start Material provided
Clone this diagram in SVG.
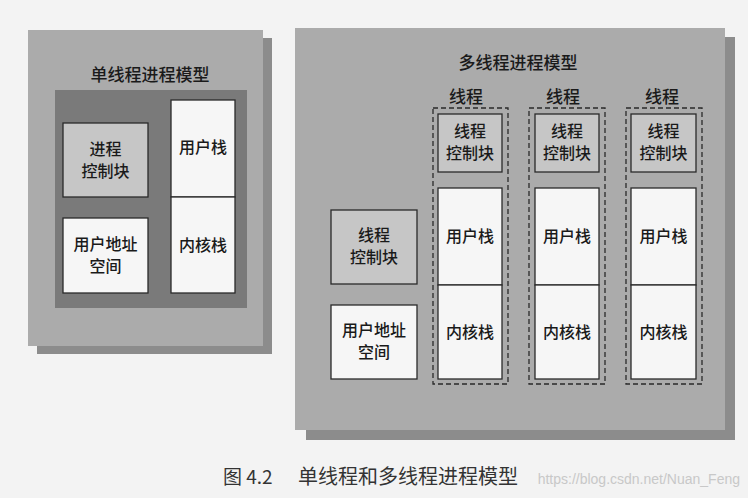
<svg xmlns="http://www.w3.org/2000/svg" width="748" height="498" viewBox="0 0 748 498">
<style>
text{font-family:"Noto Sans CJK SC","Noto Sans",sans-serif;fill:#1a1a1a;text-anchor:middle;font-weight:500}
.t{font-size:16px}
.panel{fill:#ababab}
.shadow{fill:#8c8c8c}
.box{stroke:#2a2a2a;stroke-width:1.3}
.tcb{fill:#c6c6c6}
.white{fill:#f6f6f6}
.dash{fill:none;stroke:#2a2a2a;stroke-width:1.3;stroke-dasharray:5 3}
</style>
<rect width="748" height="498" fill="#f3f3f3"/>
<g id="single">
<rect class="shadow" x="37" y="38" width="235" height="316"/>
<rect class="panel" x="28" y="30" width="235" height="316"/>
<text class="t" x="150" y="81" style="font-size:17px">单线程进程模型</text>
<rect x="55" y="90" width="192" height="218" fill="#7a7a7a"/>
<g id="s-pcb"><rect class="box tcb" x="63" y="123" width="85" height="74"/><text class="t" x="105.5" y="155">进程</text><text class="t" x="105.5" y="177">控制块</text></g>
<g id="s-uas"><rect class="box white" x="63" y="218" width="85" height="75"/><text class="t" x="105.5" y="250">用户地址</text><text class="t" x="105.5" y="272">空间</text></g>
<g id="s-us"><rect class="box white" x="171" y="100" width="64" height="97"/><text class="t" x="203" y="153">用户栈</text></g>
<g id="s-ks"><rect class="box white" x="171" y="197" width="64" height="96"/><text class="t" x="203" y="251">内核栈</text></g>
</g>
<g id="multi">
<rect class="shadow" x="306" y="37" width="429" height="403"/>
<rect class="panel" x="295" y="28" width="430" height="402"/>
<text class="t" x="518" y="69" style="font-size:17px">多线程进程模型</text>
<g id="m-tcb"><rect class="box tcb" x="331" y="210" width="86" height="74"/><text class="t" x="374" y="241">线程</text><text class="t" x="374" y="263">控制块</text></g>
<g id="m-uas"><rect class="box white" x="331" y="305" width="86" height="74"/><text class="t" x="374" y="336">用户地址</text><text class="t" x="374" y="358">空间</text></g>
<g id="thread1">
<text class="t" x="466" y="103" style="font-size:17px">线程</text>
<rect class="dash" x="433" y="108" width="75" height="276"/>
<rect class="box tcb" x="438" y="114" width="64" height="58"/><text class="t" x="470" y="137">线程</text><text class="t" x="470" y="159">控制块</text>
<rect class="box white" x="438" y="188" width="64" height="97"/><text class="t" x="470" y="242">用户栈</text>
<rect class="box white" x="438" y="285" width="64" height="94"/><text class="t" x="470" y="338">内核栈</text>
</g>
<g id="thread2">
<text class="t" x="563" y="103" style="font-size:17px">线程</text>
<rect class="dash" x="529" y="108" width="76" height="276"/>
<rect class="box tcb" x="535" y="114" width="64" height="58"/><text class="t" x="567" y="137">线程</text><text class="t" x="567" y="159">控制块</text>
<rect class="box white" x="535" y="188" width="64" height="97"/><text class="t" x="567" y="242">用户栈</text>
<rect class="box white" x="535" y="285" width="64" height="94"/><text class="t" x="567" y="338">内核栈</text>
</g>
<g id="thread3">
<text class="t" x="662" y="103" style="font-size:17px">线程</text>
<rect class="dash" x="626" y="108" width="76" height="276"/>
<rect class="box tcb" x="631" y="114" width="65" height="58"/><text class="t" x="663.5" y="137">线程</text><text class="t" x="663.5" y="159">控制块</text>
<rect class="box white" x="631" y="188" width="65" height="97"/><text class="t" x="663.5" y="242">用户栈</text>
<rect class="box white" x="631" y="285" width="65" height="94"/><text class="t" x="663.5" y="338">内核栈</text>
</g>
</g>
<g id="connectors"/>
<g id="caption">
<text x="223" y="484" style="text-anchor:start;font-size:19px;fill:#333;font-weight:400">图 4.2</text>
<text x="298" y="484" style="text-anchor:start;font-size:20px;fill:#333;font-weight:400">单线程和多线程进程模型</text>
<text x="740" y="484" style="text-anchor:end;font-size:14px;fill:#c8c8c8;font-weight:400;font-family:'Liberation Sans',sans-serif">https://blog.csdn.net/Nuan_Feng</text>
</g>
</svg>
end Material provided
● **Directive**: Write the lines above out again exactly, without any of their pictures.

● **Result for this exercise**:
Clone this diagram in SVG.
<svg xmlns="http://www.w3.org/2000/svg" width="748" height="498" viewBox="0 0 748 498">
<style>
text{font-family:"Noto Sans CJK SC","Noto Sans",sans-serif;fill:#1a1a1a;text-anchor:middle;font-weight:500}
.t{font-size:16px}
.panel{fill:#ababab}
.shadow{fill:#8c8c8c}
.box{stroke:#2a2a2a;stroke-width:1.3}
.tcb{fill:#c6c6c6}
.white{fill:#f6f6f6}
.dash{fill:none;stroke:#2a2a2a;stroke-width:1.3;stroke-dasharray:5 3}
</style>
<rect width="748" height="498" fill="#f3f3f3"/>
<g id="single">
<rect class="shadow" x="37" y="38" width="235" height="316"/>
<rect class="panel" x="28" y="30" width="235" height="316"/>
<text class="t" x="150" y="81" style="font-size:17px">单线程进程模型</text>
<rect x="55" y="90" width="192" height="218" fill="#7a7a7a"/>
<g id="s-pcb"><rect class="box tcb" x="63" y="123" width="85" height="74"/><text class="t" x="105.5" y="155">进程</text><text class="t" x="105.5" y="177">控制块</text></g>
<g id="s-uas"><rect class="box white" x="63" y="218" width="85" height="75"/><text class="t" x="105.5" y="250">用户地址</text><text class="t" x="105.5" y="272">空间</text></g>
<g id="s-us"><rect class="box white" x="171" y="100" width="64" height="97"/><text class="t" x="203" y="153">用户栈</text></g>
<g id="s-ks"><rect class="box white" x="171" y="197" width="64" height="96"/><text class="t" x="203" y="251">内核栈</text></g>
</g>
<g id="multi">
<rect class="shadow" x="306" y="37" width="429" height="403"/>
<rect class="panel" x="295" y="28" width="430" height="402"/>
<text class="t" x="518" y="69" style="font-size:17px">多线程进程模型</text>
<g id="m-tcb"><rect class="box tcb" x="331" y="210" width="86" height="74"/><text class="t" x="374" y="241">线程</text><text class="t" x="374" y="263">控制块</text></g>
<g id="m-uas"><rect class="box white" x="331" y="305" width="86" height="74"/><text class="t" x="374" y="336">用户地址</text><text class="t" x="374" y="358">空间</text></g>
<g id="thread1">
<text class="t" x="466" y="103" style="font-size:17px">线程</text>
<rect class="dash" x="433" y="108" width="75" height="276"/>
<rect class="box tcb" x="438" y="114" width="64" height="58"/><text class="t" x="470" y="137">线程</text><text class="t" x="470" y="159">控制块</text>
<rect class="box white" x="438" y="188" width="64" height="97"/><text class="t" x="470" y="242">用户栈</text>
<rect class="box white" x="438" y="285" width="64" height="94"/><text class="t" x="470" y="338">内核栈</text>
</g>
<g id="thread2">
<text class="t" x="563" y="103" style="font-size:17px">线程</text>
<rect class="dash" x="529" y="108" width="76" height="276"/>
<rect class="box tcb" x="535" y="114" width="64" height="58"/><text class="t" x="567" y="137">线程</text><text class="t" x="567" y="159">控制块</text>
<rect class="box white" x="535" y="188" width="64" height="97"/><text class="t" x="567" y="242">用户栈</text>
<rect class="box white" x="535" y="285" width="64" height="94"/><text class="t" x="567" y="338">内核栈</text>
</g>
<g id="thread3">
<text class="t" x="662" y="103" style="font-size:17px">线程</text>
<rect class="dash" x="626" y="108" width="76" height="276"/>
<rect class="box tcb" x="631" y="114" width="65" height="58"/><text class="t" x="663.5" y="137">线程</text><text class="t" x="663.5" y="159">控制块</text>
<rect class="box white" x="631" y="188" width="65" height="97"/><text class="t" x="663.5" y="242">用户栈</text>
<rect class="box white" x="631" y="285" width="65" height="94"/><text class="t" x="663.5" y="338">内核栈</text>
</g>
</g>
<g id="connectors"/>
<g id="caption">
<text x="223" y="484" style="text-anchor:start;font-size:19px;fill:#333;font-weight:400">图 4.2</text>
<text x="298" y="484" style="text-anchor:start;font-size:20px;fill:#333;font-weight:400">单线程和多线程进程模型</text>
<text x="740" y="484" style="text-anchor:end;font-size:14px;fill:#c8c8c8;font-weight:400;font-family:'Liberation Sans',sans-serif">https://blog.csdn.net/Nuan_Feng</text>
</g>
</svg>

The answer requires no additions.